→ SOURCE MATERIAL

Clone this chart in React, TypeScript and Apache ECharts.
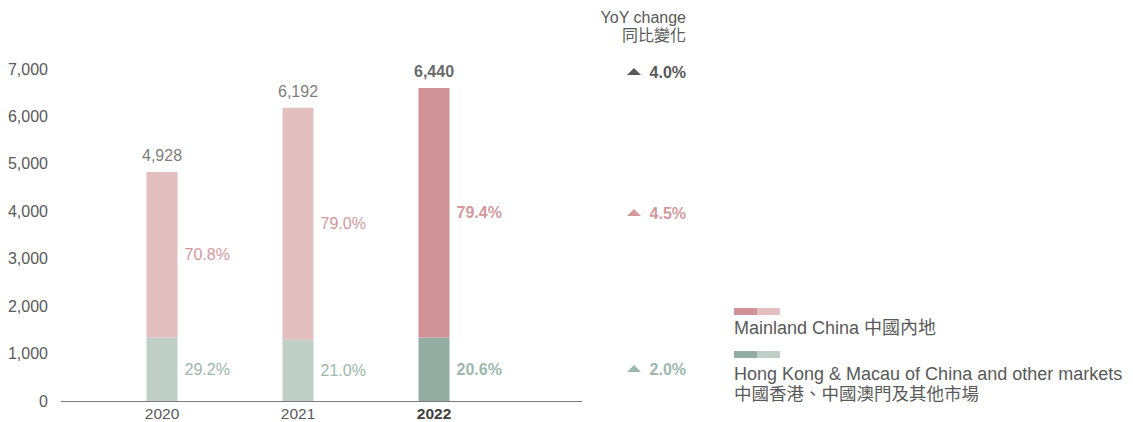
import React, { useEffect, useRef } from "react";
import * as echarts from "echarts";

const categories = ["2020", "2021", "2022"];
const hkValues = [1340, 1290, 1340];
const mainlandValues = [3490, 4895, 5260];
const totalLabels = [4928, 6192, 6440];
const mainlandShare = ["70.8%", "79.0%", "79.4%"];
const hkShare = ["29.2%", "21.0%", "20.6%"];
const yoyLabels = ["4.0%", "4.5%", "2.0%"];
const yoyTitle = ["YoY change", "同比變化"];
const legendMainland = "Mainland China 中國內地";
const legendHk = ["Hong Kong & Macau of China and other markets", "中國香港、中國澳門及其他市場"];
const highlightIndex = 2;

const FONT = "'Liberation Sans', 'Noto Sans CJK TC', sans-serif";
const GRAY = "#595959";
const PINK_LIGHT = "#e3bfc0";
const PINK_DARK = "#cf9296";
const GREEN_LIGHT = "#bfcfc8";
const GREEN_DARK = "#93ada2";
const PINK_TEXT = "#d4999c";
const GREEN_TEXT = "#9bb8ab";
const FS = 16;

function txt(text: string, x: number, y: number, fill: string, opts: any = {}) {
  return {
    type: "text",
    x,
    y,
    style: {
      text,
      fill,
      fontSize: opts.fontSize || FS,
      fontWeight: opts.fontWeight || "normal",
      fontFamily: FONT,
      align: opts.align || "left",
      textAlign: opts.align || "left",
      verticalAlign: "middle",
      textVerticalAlign: "middle",
    },
  };
}

export default function App() {
  const ref = useRef<HTMLDivElement>(null);
  useEffect(() => {
    if (!ref.current) return;
    const chart = echarts.init(ref.current, null, { renderer: "svg" });
    const yoyYs = [72, 213, 369];
    const yoyColors = [GRAY, PINK_TEXT, GREEN_TEXT];
    const graphic: any[] = [
      {
        type: "line",
        shape: { x1: 61, y1: 401.5, x2: 582, y2: 401.5 },
        style: { stroke: "#7a7a7a", lineWidth: 1 },
      },
      txt(yoyTitle[0], 686, 17, GRAY, { align: "right" }),
      txt(yoyTitle[1], 686, 35, GRAY, { align: "right" }),
    ];
    yoyLabels.forEach((l, i) => {
      const y = yoyYs[i];
      graphic.push({
        type: "polygon",
        shape: { points: [[627, y + 3], [641, y + 3], [634, y - 4]] },
        style: { fill: yoyColors[i] },
      });
      graphic.push(txt(l, 686, y, yoyColors[i], { align: "right", fontWeight: "bold" }));
    });
    graphic.push(
      { type: "rect", shape: { x: 734, y: 308, width: 23, height: 7 }, style: { fill: PINK_DARK } },
      { type: "rect", shape: { x: 757, y: 308, width: 23, height: 7 }, style: { fill: PINK_LIGHT } },
      txt(legendMainland, 734, 328, GRAY, { fontSize: 18 }),
      { type: "rect", shape: { x: 734, y: 351, width: 23, height: 7 }, style: { fill: GREEN_DARK } },
      { type: "rect", shape: { x: 757, y: 351, width: 23, height: 7 }, style: { fill: GREEN_LIGHT } },
      txt(legendHk[0], 734, 374, GRAY, { fontSize: 18 }),
      txt(legendHk[1], 734, 394, GRAY, { fontSize: 17.5 })
    );

    chart.setOption({
      animation: false,
      textStyle: { fontFamily: FONT },
      grid: { left: 94, right: 631, top: 69, bottom: 21 },
      xAxis: {
        type: "category",
        data: categories,
        axisLine: { show: false },
        axisTick: { show: false },
        axisLabel: {
          margin: 5,
          formatter: (v: string, i: number) => (i === highlightIndex ? `{b|${v}}` : `{n|${v}}`),
          rich: {
            n: { color: GRAY, fontSize: 15.5, fontFamily: FONT },
            b: { color: "#404040", fontSize: 15.5, fontWeight: "bold", fontFamily: FONT },
          },
        },
      },
      yAxis: {
        type: "value",
        min: 0,
        max: 7000,
        interval: 1000,
        axisLine: { show: false },
        axisTick: { show: false },
        splitLine: { show: false },
        axisLabel: {
          margin: 46,
          color: GRAY,
          fontSize: FS,
          fontFamily: FONT,
          formatter: (v: number) => v.toLocaleString("en-US"),
        },
      },
      series: [
        {
          name: legendHk[0],
          type: "bar",
          stack: "total",
          barWidth: 31,
          data: hkValues.map((v, i) => ({
            value: v,
            itemStyle: { color: i === highlightIndex ? GREEN_DARK : GREEN_LIGHT },
            label: { fontWeight: i === highlightIndex ? "bold" : "normal" },
          })),
          label: {
            show: true,
            position: "right",
            distance: 7,
            color: GREEN_TEXT,
            fontSize: FS,
            fontFamily: FONT,
            formatter: (p: any) => hkShare[p.dataIndex],
          },
        },
        {
          name: legendMainland,
          type: "bar",
          stack: "total",
          barWidth: 31,
          data: mainlandValues.map((v, i) => ({
            value: v,
            itemStyle: { color: i === highlightIndex ? PINK_DARK : PINK_LIGHT },
            label: { fontWeight: i === highlightIndex ? "bold" : "normal" },
          })),
          label: {
            show: true,
            position: "right",
            distance: 7,
            color: PINK_TEXT,
            fontSize: FS,
            fontFamily: FONT,
            formatter: (p: any) => mainlandShare[p.dataIndex],
          },
        },
        {
          type: "scatter",
          symbolSize: 0,
          data: categories.map((c, i) => ({
            value: [i, hkValues[i] + mainlandValues[i]],
            label: {
              fontWeight: i === highlightIndex ? "bold" : "normal",
              color: i === highlightIndex ? "#404040" : GRAY,
            },
          })),
          label: {
            show: true,
            position: "top",
            distance: 8,
            fontSize: FS,
            fontFamily: FONT,
            formatter: (p: any) => totalLabels[p.dataIndex].toLocaleString("en-US"),
          },
        },
      ],
      graphic,
    });
    return () => chart.dispose();
  }, []);
  return (
    <div
      ref={ref}
      style={{ position: "absolute", left: 0, top: 0, width: 1133, height: 422 }}
    />
  );
}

→ BRIEF
Restate exactly, please, only the lines between the start of the data and the line containing "import * as", both ends included, skipping the pictures.

→ TASK RESULT
Clone this chart in React, TypeScript and Apache ECharts.
import React, { useEffect, useRef } from "react";
import * as echarts from "echarts";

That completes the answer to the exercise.